Craig Johnson – L’indien blanc

Henry Standing Bear « Ours debout », l’ami de toujours de Walt, est invité à faire une conférence à l’Académie des Beaux-Arts de Pennsylvanie, à Philadelphie, sur sa collection de photographies mennonites. Walt l’accompagne dans ce voyage, afin de rencontrer le petit ami de sa fille Cady, futur gendre potentiel.

A peine  arrivé à Philadelphie, on informe Walt que sa fille vient d’être victime d’une agression et se trouve dans le coma. Bien que hors de sa juridiction, Walt est bien décidé à trouver le coupable.
Le petit ami de Cady, et premier suspect, l’avocat Devon Conliffe, se retrouve rapidement balancé du haut d’un pont, péripétie à laquelle il ne survit pas. Walt, qui peu de temps auparavant a eu une explication « musclée » avec le jeune homme est rapidement soupçonné de lui avoir donné sa première (et dernière!) leçon de vol.

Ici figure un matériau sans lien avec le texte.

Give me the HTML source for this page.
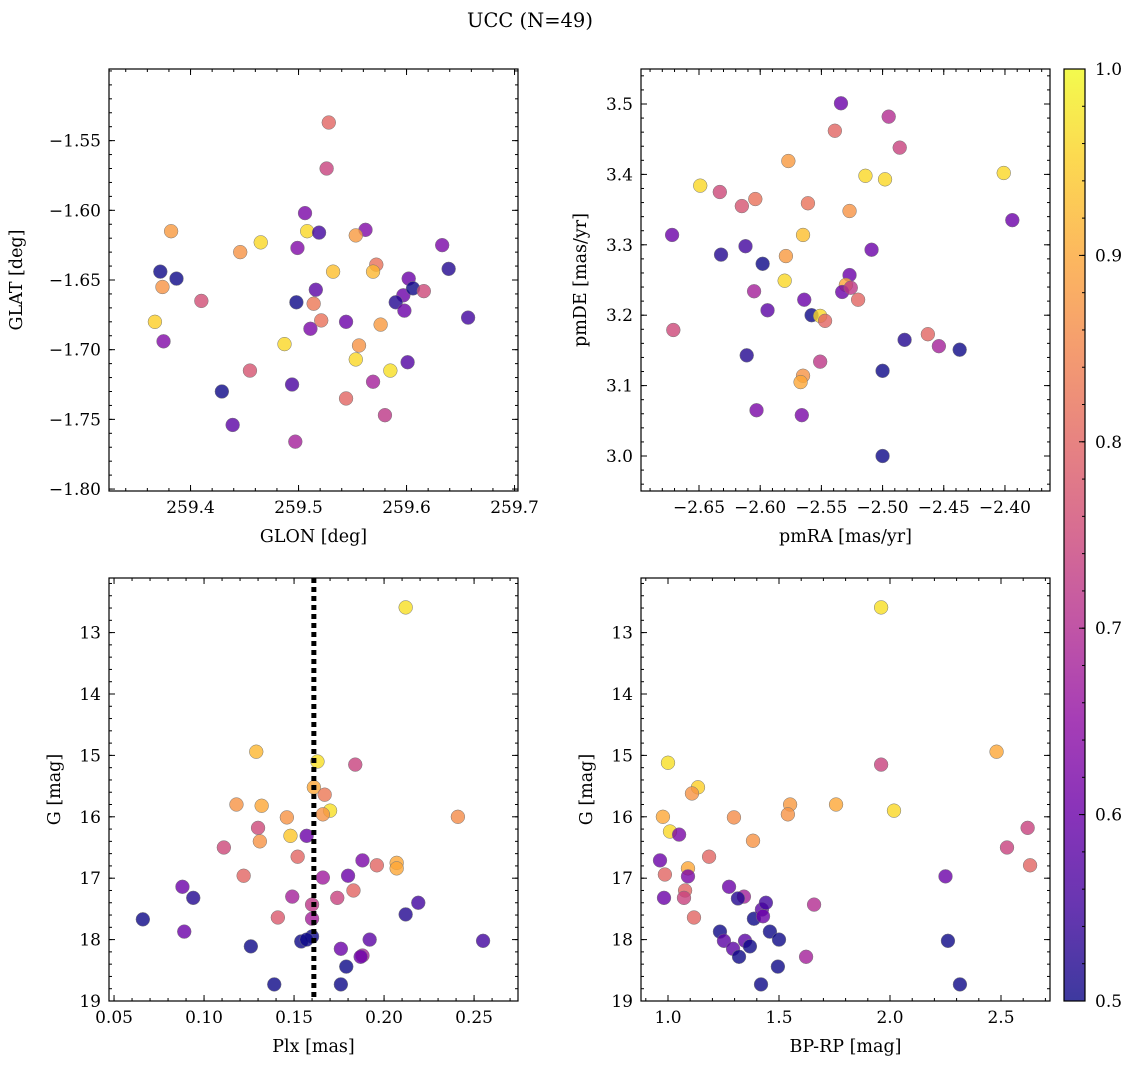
<!DOCTYPE html>
<html><head><meta charset="utf-8"><style>
html,body{margin:0;padding:0;background:#fff}
svg{display:block;font-family:"DejaVu Serif","Liberation Serif",serif}
</style></head><body>
<svg id="fig" width="1136" height="1068" viewBox="0 0 1136 1068">
<rect width="1136" height="1068" fill="#fff"/>
<text x="530" y="27" font-size="19.5" text-anchor="middle">UCC (N=49)</text>
<defs>
<linearGradient id="plasma" x1="0" y1="1" x2="0" y2="0">
<stop offset="0" stop-color="#0d0887"/><stop offset="0.1" stop-color="#41049d"/><stop offset="0.2" stop-color="#6a00a8"/><stop offset="0.3" stop-color="#8f0da4"/><stop offset="0.4" stop-color="#b12a90"/><stop offset="0.5" stop-color="#cc4778"/><stop offset="0.6" stop-color="#e16462"/><stop offset="0.7" stop-color="#f2844b"/><stop offset="0.8" stop-color="#fca636"/><stop offset="0.9" stop-color="#fcce25"/><stop offset="1" stop-color="#f0f921"/>
</linearGradient>
</defs>
</svg>
<script>
// Panel 1: GLON / GLAT
const glon=[259.528,259.526,259.506,259.508,259.519,259.382,259.562,259.499,259.446,259.465,259.553,259.532,259.572,259.569,259.372,259.387,259.374,259.516,259.602,259.597,259.410,259.498,259.514,259.590,259.598,259.367,259.521,259.511,259.544,259.576,259.375,259.556,259.487,259.553,259.601,259.455,259.585,259.569,259.494,259.429,259.544,259.580,259.439,259.497,259.606,259.616,259.633,259.639,259.657];
const glat=[-1.537,-1.570,-1.602,-1.615,-1.616,-1.615,-1.614,-1.627,-1.630,-1.623,-1.618,-1.644,-1.639,-1.644,-1.644,-1.649,-1.655,-1.657,-1.649,-1.661,-1.665,-1.666,-1.667,-1.666,-1.672,-1.680,-1.679,-1.685,-1.680,-1.682,-1.694,-1.697,-1.696,-1.707,-1.709,-1.715,-1.715,-1.723,-1.725,-1.730,-1.735,-1.747,-1.754,-1.766,-1.656,-1.658,-1.625,-1.642,-1.677];
const prob1=[0.80,0.74,0.62,0.96,0.55,0.88,0.63,0.63,0.87,0.96,0.88,0.93,0.82,0.92,0.5,0.5,0.87,0.58,0.6,0.6,0.76,0.5,0.83,0.52,0.6,0.95,0.82,0.62,0.6,0.88,0.63,0.87,0.96,0.96,0.57,0.77,0.97,0.68,0.56,0.5,0.8,0.72,0.58,0.68,0.5,0.75,0.62,0.52,0.55];
// Panel 2: pmRA / pmDE
const pmra=[-2.534,-2.495,-2.539,-2.486,-2.649,-2.577,-2.633,-2.514,-2.498,-2.401,-2.615,-2.604,-2.561,-2.527,-2.565,-2.672,-2.394,-2.612,-2.632,-2.579,-2.509,-2.598,-2.580,-2.527,-2.605,-2.564,-2.530,-2.533,-2.526,-2.594,-2.558,-2.551,-2.547,-2.520,-2.671,-2.482,-2.463,-2.454,-2.437,-2.611,-2.551,-2.565,-2.567,-2.500,-2.603,-2.566,-2.500];
const pmde=[3.501,3.482,3.462,3.438,3.384,3.419,3.375,3.398,3.393,3.402,3.355,3.365,3.359,3.348,3.314,3.314,3.335,3.298,3.286,3.284,3.293,3.273,3.249,3.257,3.234,3.222,3.243,3.233,3.239,3.207,3.200,3.199,3.192,3.222,3.179,3.165,3.173,3.156,3.151,3.143,3.134,3.114,3.105,3.121,3.065,3.058,3.000];
const prob2=[0.6,0.7,0.8,0.74,0.96,0.88,0.75,0.96,0.96,0.96,0.77,0.82,0.82,0.87,0.93,0.6,0.6,0.55,0.52,0.88,0.6,0.5,0.96,0.6,0.68,0.6,0.9,0.6,0.72,0.58,0.5,0.96,0.8,0.8,0.75,0.52,0.8,0.68,0.5,0.52,0.72,0.87,0.9,0.5,0.62,0.62,0.5];
// Panel 3: Plx / G
const plx=[0.212,0.129,0.163,0.184,0.161,0.167,0.118,0.132,0.170,0.166,0.146,0.241,0.148,0.130,0.131,0.207,0.207,0.152,0.111,0.157,0.188,0.196,0.122,0.166,0.180,0.088,0.183,0.174,0.094,0.149,0.219,0.160,0.160,0.212,0.141,0.066,0.089,0.160,0.154,0.192,0.157,0.255,0.126,0.176,0.188,0.187,0.179,0.176,0.139];
const gmag3=[12.59,14.94,15.10,15.15,15.52,15.64,15.80,15.82,15.90,15.96,16.01,16.00,16.31,16.18,16.40,16.75,16.84,16.65,16.50,16.31,16.71,16.79,16.96,16.99,16.96,17.14,17.20,17.32,17.32,17.30,17.40,17.43,17.66,17.59,17.64,17.67,17.87,17.95,18.03,18.00,18.00,18.02,18.11,18.15,18.26,18.28,18.44,18.73,18.73];
const prob3=[0.97,0.92,0.97,0.74,0.9,0.83,0.87,0.9,0.97,0.87,0.87,0.86,0.94,0.75,0.87,0.9,0.9,0.8,0.75,0.6,0.62,0.8,0.8,0.67,0.6,0.6,0.8,0.74,0.52,0.68,0.55,0.72,0.68,0.52,0.78,0.5,0.6,0.5,0.5,0.58,0.5,0.55,0.5,0.6,0.68,0.6,0.5,0.5,0.5];
const plxMean=0.161;
// Panel 4: BP-RP / G
const bprp=[1.96,2.48,1.00,1.135,1.96,1.108,1.55,1.757,0.977,1.54,1.297,2.018,1.009,1.05,2.62,2.527,1.383,1.185,1.09,0.964,0.986,1.09,2.631,2.25,1.077,1.072,0.982,1.275,1.342,1.315,1.658,1.117,1.387,1.423,1.428,1.234,1.459,1.252,1.347,1.369,1.293,1.50,1.32,1.622,1.495,1.419,2.315,2.261,1.441];
const gmag4=[12.59,14.94,15.12,15.52,15.15,15.62,15.80,15.80,16.00,15.96,16.01,15.90,16.24,16.29,16.18,16.50,16.39,16.65,16.84,16.71,16.94,16.97,16.79,16.97,17.20,17.32,17.32,17.14,17.30,17.33,17.43,17.64,17.66,17.51,17.62,17.87,17.87,18.02,18.02,18.11,18.15,18.00,18.28,18.28,18.44,18.73,18.73,18.02,17.40];
const prob4=[0.97,0.9,0.97,0.95,0.74,0.87,0.88,0.9,0.9,0.87,0.86,0.96,0.96,0.62,0.74,0.74,0.87,0.8,0.9,0.6,0.8,0.62,0.8,0.6,0.8,0.74,0.6,0.6,0.68,0.52,0.7,0.8,0.5,0.58,0.6,0.5,0.5,0.58,0.58,0.5,0.58,0.5,0.5,0.68,0.5,0.5,0.5,0.5,0.55];
// colorbar ticks
const cbTicks=[0.5,0.6,0.7,0.8,0.9,1.0];

const NS="http://www.w3.org/2000/svg";
const svg=document.getElementById('fig');
const stops=[[13,8,135],[65,4,157],[106,0,168],[143,13,164],[177,42,144],[204,71,120],[225,100,98],[242,132,75],[252,166,54],[252,206,37],[240,249,33]];
function cmap(p){let t=Math.max(0,Math.min(1,(p-0.5)/0.5))*10;let i=Math.min(9,Math.floor(t));let f=t-i;let a=stops[i],b=stops[i+1];return 'rgb('+a.map((v,k)=>Math.round(v+(b[k]-v)*f)).join(',')+')';}
function mk(tag,attrs,parent){const e=document.createElementNS(NS,tag);for(const k in attrs)e.setAttribute(k,attrs[k]);(parent||svg).appendChild(e);return e;}

function panel(cfg){
  const g=mk('g',{});
  
  
  const {x0,x1,y0,y1}=cfg.box;
  const sx=v=>x0+(v-cfg.xd[0])/(cfg.xd[1]-cfg.xd[0])*(x1-x0);
  const sy=v=>y0+(v-cfg.yd[0])/(cfg.yd[1]-cfg.yd[0])*(y1-y0);
  const pg=mk('g',{},g);
  
  
  for(let i=0;i<cfg.xs.length;i++){
    const c=mk('circle',{cx:sx(cfg.xs[i]),cy:sy(cfg.ys[i]),r:6.9,fill:cmap(cfg.ps[i]),'fill-opacity':0.8,stroke:'#777','stroke-width':0.5},pg);
    
    
  }
  if(cfg.extra)cfg.extra(g,sx,sy);
  const fr=mk('rect',{x:x0,y:y0,width:x1-x0,height:y1-y0,fill:'none',stroke:'#000','stroke-width':1.2},g);
  
  
  const tg=mk('g',{stroke:'#000','stroke-width':1},g);
  const eps=1e-9;
  for(let v=Math.ceil(cfg.xd[0]/cfg.xmin-eps)*cfg.xmin; v<=cfg.xd[1]+eps; v+=cfg.xmin){const X=sx(v);if(X<x0-0.1||X>x1+0.1)continue;mk('line',{x1:X,x2:X,y1:y1,y2:y1-3},tg);mk('line',{x1:X,x2:X,y1:y0,y2:y0+3},tg);}
  const ymn=Math.min(...cfg.yd),ymx=Math.max(...cfg.yd);
  for(let v=Math.ceil(ymn/cfg.ymin-eps)*cfg.ymin; v<=ymx+eps; v+=cfg.ymin){const Y=sy(v);mk('line',{x1:x0,x2:x0+3,y1:Y,y2:Y},tg);mk('line',{x1:x1,x2:x1-3,y1:Y,y2:Y},tg);}
  cfg.xt.forEach(v=>{const X=sx(v);mk('line',{x1:X,x2:X,y1:y1,y2:y1-6},tg);mk('line',{x1:X,x2:X,y1:y0,y2:y0+6},tg);
    const t=mk('text',{x:X,y:y1+22,'font-size':17,'text-anchor':'middle'},g);t.textContent=cfg.xf(v).replace('-','\u2212');
    });
  cfg.yt.forEach(v=>{const Y=sy(v);mk('line',{x1:x0,x2:x0+6,y1:Y,y2:Y},tg);mk('line',{x1:x1,x2:x1-6,y1:Y,y2:Y},tg);
    const t=mk('text',{x:x0-8,y:Y+6,'font-size':17,'text-anchor':'end'},g);t.textContent=cfg.yf(v).replace('-','\u2212');
    });
  const xl=mk('text',{x:(x0+x1)/2,y:y1+51,'font-size':17.5,'text-anchor':'middle'},g);xl.textContent=cfg.xlab;
  
  const yx=cfg.ylx, yc=(y0+y1)/2;
  const yl=mk('text',{x:yx,y:yc,'font-size':17.5,'text-anchor':'middle',transform:'rotate(-90 '+yx+' '+yc+')'},g);yl.textContent=cfg.ylab;
  
}
const f2=v=>v.toFixed(2), f1=v=>v.toFixed(1), f0=v=>v.toFixed(0);
panel({name:'glon-glat-panel',box:{x0:109,x1:518,y0:69,y1:491},xd:[259.3245,259.7032],yd:[-1.4986,-1.8014],xs:glon,ys:glat,ps:prob1,
  xt:[259.4,259.5,259.6,259.7],xmin:0.02,yt:[-1.55,-1.60,-1.65,-1.70,-1.75,-1.80],ymin:0.01,xf:f1,yf:f2,xlab:'GLON [deg]',ylab:'GLAT [deg]',ylx:22});
panel({name:'pm-panel',box:{x0:641,x1:1050,y0:69,y1:491},xd:[-2.6974,-2.3632],yd:[3.5497,2.9503],xs:pmra,ys:pmde,ps:prob2,
  xt:[-2.65,-2.60,-2.55,-2.50,-2.45,-2.40],xmin:0.01,yt:[3.0,3.1,3.2,3.3,3.4,3.5],ymin:0.02,xf:f2,yf:f1,xlab:'pmRA [mas/yr]',ylab:'pmDE [mas/yr]',ylx:586});
panel({name:'plx-g-panel',box:{x0:109,x1:518,y0:578,y1:1001},xd:[0.0472,0.2744],yd:[12.111,19.0],xs:plx,ys:gmag3,ps:prob3,
  xt:[0.05,0.10,0.15,0.20,0.25],xmin:0.01,yt:[13,14,15,16,17,18,19],ymin:0.2,xf:f2,yf:f0,xlab:'Plx [mas]',ylab:'G [mag]',ylx:60,
  extra:(g,sx,sy)=>{const l=mk('line',{x1:sx(plxMean),x2:sx(plxMean),y1:578,y2:1001,stroke:'#000','stroke-width':5,'stroke-dasharray':'5 4'},g);
    }});
panel({name:'cmd-panel',box:{x0:641,x1:1050,y0:578,y1:1001},xd:[0.8784,2.7207],yd:[12.111,19.0],xs:bprp,ys:gmag4,ps:prob4,
  xt:[1.0,1.5,2.0,2.5],xmin:0.1,yt:[13,14,15,16,17,18,19],ymin:0.2,xf:f1,yf:f0,xlab:'BP-RP [mag]',ylab:'G [mag]',ylx:592});
(function(){
  const g=mk('g',{});
  
  
  const x0=1064,x1=1085,y0=69,y1=1001;
  const sy=v=>y1-(v-0.5)/0.5*(y1-y0);
  mk('rect',{x:x0,y:y0,width:x1-x0,height:y1-y0,fill:'url(#plasma)','fill-opacity':0.8},g);
  mk('rect',{x:x0,y:y0,width:x1-x0,height:y1-y0,fill:'none',stroke:'#000','stroke-width':1.2},g);
  for(let v=0.5;v<=1.0001;v+=0.02){const Y=sy(v);mk('line',{x1:x1,x2:x1-3,y1:Y,y2:Y,stroke:'#000'},g);}
  cbTicks.forEach(v=>{const Y=sy(v);mk('line',{x1:x1,x2:x1-6,y1:Y,y2:Y,stroke:'#000'},g);
    const t=mk('text',{x:x1+10,y:Y+6,'font-size':17},g);t.textContent=v.toFixed(1);
    });
})();
</script>
</body></html>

Au fil de son enquête, il va croiser un procureur véreux, des trafiquants de drogue. Il va aussi passer pas mal de temps à la recherche d’un « Indien blanc », au centre d’un dossier sur lequel travaillait Cady au titre de l’aide juridictionnelle. Dans cette ville, son étoile de Shérif ne lui est d’aucune utilité. Les membres du clan Moretti, le père détective,  Lena la mère,  troublante, et leur 5 rejetons dont 4 sont flics lui apporteront un soutien bienvenu…

Entre ses fréquents séjours au chevet de Cady, soutenu et relayé par Lena, Walt va essayer de démêler le sac d’embrouilles que représente cette histoire. Il va recevoir des petits mots à son adresse, lui livrant des indices et l’entraînant dans un jeu de piste dans les hauts-lieux de Philadelphie, « la ville de l’Amour fraternel ».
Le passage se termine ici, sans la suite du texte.